Current Limitations in Inclusive Education Policy and Practice
Critical Reflection
Despite ongoing advancements in inclusive education policy in Canada, significant limitations persist in translating policy into equitable, lived practice within K–12 schools. Through the lens of my own five years of teaching experience, I have often witnessed how well-intentioned policy frameworks fall short in implementation, especially for students with exceptional learning needs. This course (EDUC 5130) has allowed me to re-examine those patterns using a broader ecological and rights-based perspective.
One of the most evident limitations lies in the dominance of the deficit model in everyday school practices.
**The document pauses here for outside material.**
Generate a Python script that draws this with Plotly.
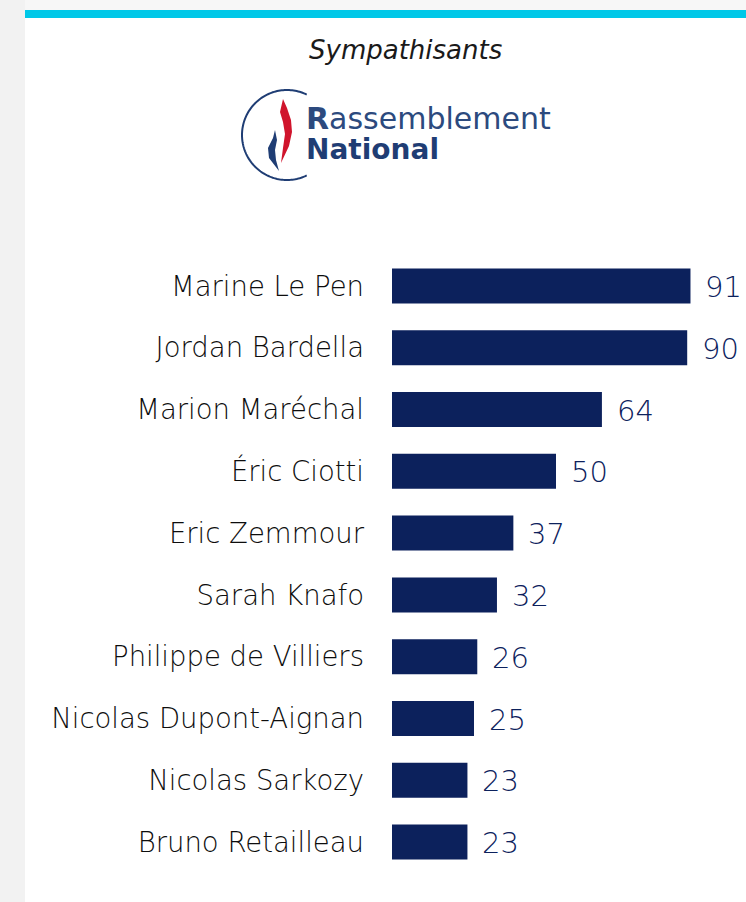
import math
import plotly.graph_objects as go

# ---- data ----
names = ["Marine Le Pen", "Jordan Bardella", "Marion Maréchal", "Éric Ciotti",
         "Eric Zemmour", "Sarah Knafo", "Philippe de Villiers",
         "Nicolas Dupont-Aignan", "Nicolas Sarkozy", "Bruno Retailleau"]
values = [91, 90, 64, 50, 37, 32, 26, 25, 23, 23]
title_text = "Sympathisants"

W, H = 746, 902
ML, MR, MT, MB = 392, 26, 255, 29
PW, PH = W - ML - MR, H - MT - MB

NAVY = "#0C215C"
FONT = "DejaVu Sans"


def px(x, y):
    return (x - ML) / PW, (H - MB - y) / PH


def path(points, close=True):
    s = ""
    for i, (x, y) in enumerate(points):
        X, Y = px(x, y)
        s += ("M" if i == 0 else "L") + f"{X:.5f},{Y:.5f}"
    return s + ("Z" if close else "")


fig = go.Figure()
fig.add_trace(go.Bar(
    x=values, y=names, orientation="h",
    marker=dict(color=NAVY, line=dict(width=0)),
    hoverinfo="skip",
))

annotations = []
for n, v in zip(names, values):
    annotations.append(dict(x=v, y=n, xref="x", yref="y", text=str(v),
                            showarrow=False, xanchor="left", yanchor="middle",
                            xshift=13, yshift=-1,
                            font=dict(family=FONT, size=29, color=NAVY, weight=300)))

# title
tx, ty = px(405, 50)
annotations.append(dict(x=tx, y=ty, xref="paper", yref="paper", text=title_text,
                        showarrow=False, xanchor="center", yanchor="middle",
                        font=dict(family=FONT, size=26, color="#1a1a1a", style="italic",
                                  weight=300)))

# logo text (two lines in one annotation)
LOGO = "#1F3D74"
lx, ly = px(304, 134)
annotations.append(dict(
    x=lx, y=ly, xref="paper", yref="paper", showarrow=False,
    xanchor="left", yanchor="middle", align="left",
    text=('<span style="font-size:30px;color:#2C4A7E"><b>R</b>assemblement</span><br>'
          '<span style="font-size:28px;color:#1F3D74"><b>National</b></span>'),
    font=dict(family=FONT, size=23, color=LOGO)))

shapes = []
# card background & header
x0, y0 = px(0, 0)
x1, y1 = px(W, H)
c0, cy0 = px(25, 10)
shapes.append(dict(type="rect", xref="paper", yref="paper", layer="below",
                   x0=x0, x1=c0, y0=y0, y1=y1, fillcolor="#f2f2f2", line=dict(width=0)))
shapes.append(dict(type="rect", xref="paper", yref="paper", layer="below",
                   x0=c0, x1=x1, y0=cy0, y1=y1, fillcolor="white", line=dict(width=0)))
cb0, cby0 = px(25, 10)
cb1, cby1 = px(W, 18)
shapes.append(dict(type="rect", xref="paper", yref="paper", layer="below",
                   x0=cb0, x1=cb1, y0=cby0, y1=cby1, fillcolor="#00C8E8", line=dict(width=0)))

# logo circle arc (open on the right)
cx, cyc, r = 287, 135, 45
arc = []
for k in range(0, 121):
    a = math.radians(64 + (296 - 64) * k / 120)
    arc.append((cx + r * math.cos(a), cyc - r * math.sin(a)))
shapes.append(dict(type="path", xref="paper", yref="paper", path=path(arc, close=False),
                   line=dict(color=LOGO, width=2)))
# red flame
red = [(283, 99), (287, 108), (291, 120), (292, 132), (289, 146), (281, 163),
       (283, 148), (285, 134), (283, 122), (280, 112)]
shapes.append(dict(type="path", xref="paper", yref="paper", path=path(red),
                   fillcolor="#D0142C", line=dict(width=0)))
# blue flame
blue = [(275, 130), (273, 138), (268, 148), (269, 158), (279, 171),
        (276, 160), (275, 150), (277, 140)]
shapes.append(dict(type="path", xref="paper", yref="paper", path=path(blue),
                   fillcolor=LOGO, line=dict(width=0)))

fig.update_layout(
    width=W, height=H,
    margin=dict(l=ML, r=MR, t=MT, b=MB, pad=0),
    paper_bgcolor="#f7f7f7", plot_bgcolor="rgba(0,0,0,0)",
    bargap=0.434,
    showlegend=False,
    xaxis=dict(range=[0, 100], visible=False, fixedrange=True),
    yaxis=dict(autorange="reversed", showgrid=False, zeroline=False, showline=False,
               ticks="", ticklabelstandoff=27,
               tickfont=dict(family=FONT, size=27.5, color="#0d0d0d", weight=300)),
    annotations=annotations,
    shapes=shapes,
)

fig.write_html("out.html", config={"displayModeBar": False},
               post_script="document.body.style.margin='0';document.body.style.overflow='hidden';")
While policies may promote inclusion, their implementation often continues to focus on what students cannot do, labeling them as “problems” to be managed. This aligns with the critique from Week 7: Limitations of Current Practices – The Weight of Deficit Model Approaches, which emphasized how systemic ableism persists beneath the surface of inclusive policy discourse.
Connection to Course Readings and Themes
In Week 4: Current Policy and Funding Models, we explored how funding systems are still largely medical-model oriented. Schools receive additional resources only after a formal diagnosis, which delays support for students and reinforces the view that disability must be proven and pathologized before help is offered. This contradicts the Human Rights Model of disability introduced in Week 2, which advocates for unconditional accessibility, regardless of medical labels.
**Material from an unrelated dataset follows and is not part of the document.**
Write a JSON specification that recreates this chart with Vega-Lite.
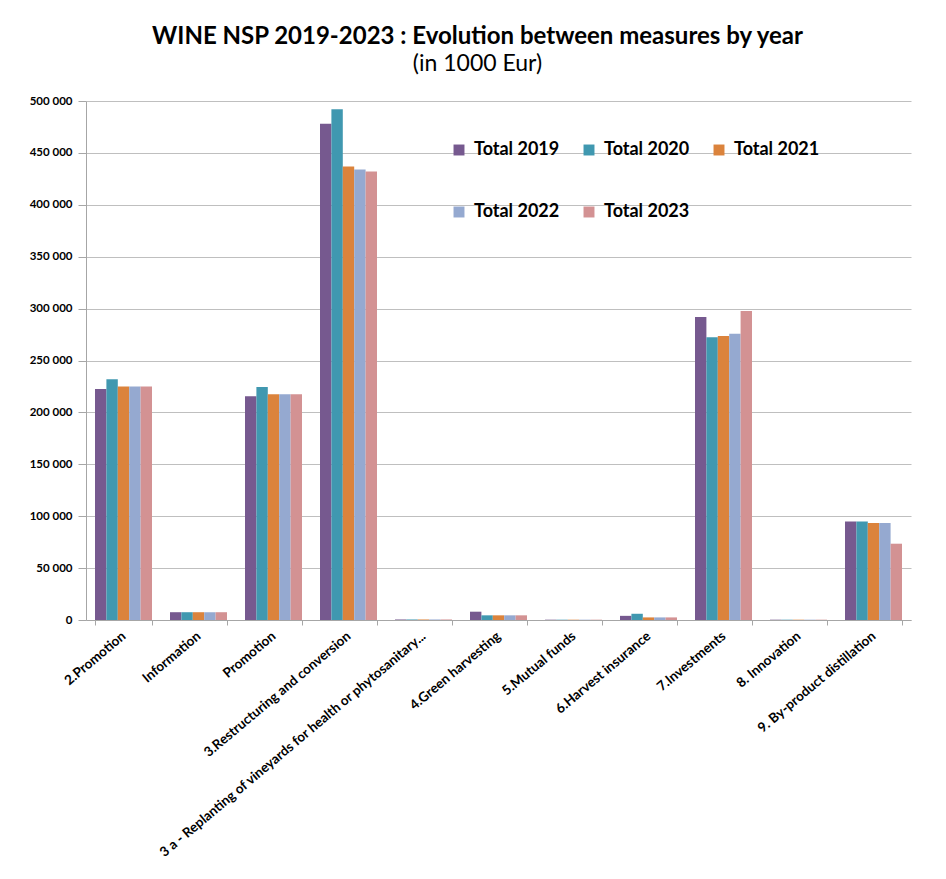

Additionally, the Charter of Rights and Freedoms, discussed in Week 5, affirms every student’s right to equitable education. However, our readings highlighted how this right is inconsistently enforced, particularly for Indigenous, racialized, and neurodiverse students. These contradictions are not merely oversights—they reveal a policy system that lacks accountability structures and inter-agency coordination, as elaborated in Week 6: Multidisciplinary Approaches to Intervention.
My Experience as a Physics Teacher
In my classroom in India, and more recently through practicum exposure in Canada, I observed how inclusion was often reduced to mere physical placement in mainstream classrooms. Resource teachers were under-supported, and general educators received minimal professional development in differentiation. This insight aligned deeply with Week 11: Issues with Pre-service and In-service Training, which confirmed that without sustained professional learning, educators cannot actualize inclusive values, regardless of policy mandates.
Ecological Perspective
From a broader systems lens, these gaps highlight the failure to engage with Bronfenbrenner’s ecological model, which emphasizes the interaction of multiple systems—home, school, community, and policy. Our Week 1 and Week 3 discussions on complexity and interdependence in inclusive systems made it clear that inclusive practice must be collaborative and cross-sectoral. When these networks are weak or siloed, students fall through the cracks.
Moving Forward
This course has helped me see that genuine inclusion requires more than compliance with legislation. It demands:
• Deconstructing deficit thinking at all levels of schooling
• Building sustained and culturally responsive professional development
• Advocating for funding models that are proactive, not reactive
• Centering student voices in policy feedback and planning
As I prepare to return to the classroom, I intend to embody the critical pedagogy discussed in Week 3, continuously questioning the status quo and pushing for structural changes that uphold the dignity and rights of all learners.